Er wolle sein Unternehmen aufbauen, eine Familie gründen, sich finanziell absichern und auf eigenen Beinen stehen, sagt er, nach seinen Zukunftsplänen befragt. Als Handwerker sei er auf ein Auto angewiesen. Er sei sich aber auch im Klaren darüber, dass er zunächst acht Monate im Gefängnis absitzen müsse.

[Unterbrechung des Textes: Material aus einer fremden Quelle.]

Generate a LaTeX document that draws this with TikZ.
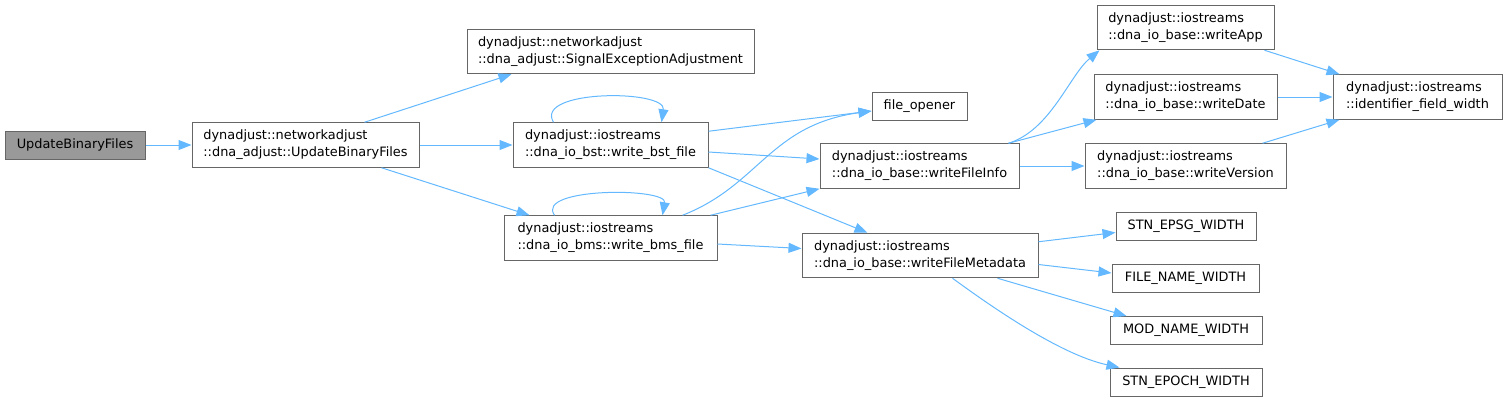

Unter dem Unfall leide er immer noch. Seine Familie habe sich zwar damit abgefunden, sein Umfeld aber zum Teil nicht. Die damals verletzte Kollegin verhalte sich immer noch distanziert zu ihm, wenn er sie treffe. «Ich sehe es ein, ich habe einen grossen Scheiss gemacht», meint er. Er fühle sich gegenüber den Mitmenschen, die damals dabei waren, «recht schuldig».
Ob die Vorstrafe wegen Verkehrsdelikten keine Lehre für ihn gewesen sei, will der vorsitzende Richter wissen. Auch dies erklärt der Beschuldigte mit Dummheit. Damals sei er halt noch jünger gewesen, gibt er unter anderem zur Antwort.
Das Gericht heisst den Vorschlag gut und erhebt ihn zum Urteil. Durch die rücksichtslose Fahrweise des Beschuldigten sei es kein Wunder, dass mehrere Leute verletzt worden seien, hält der Richter fest. Es sei reines Glück und Zufall gewesen, dass nicht noch Schlimmeres passiert sei. Es gebe überhaupt keine Gründe, so zu fahren.
Zum Abschluss äussert der Richter seine Hoffnung, dass der Verurteilte «mit dem Alter nicht noch dümmer, sondern gescheiter» werde.
Urteil DH240077 vom 10. 9. 2024, abgekürztes Verfahren.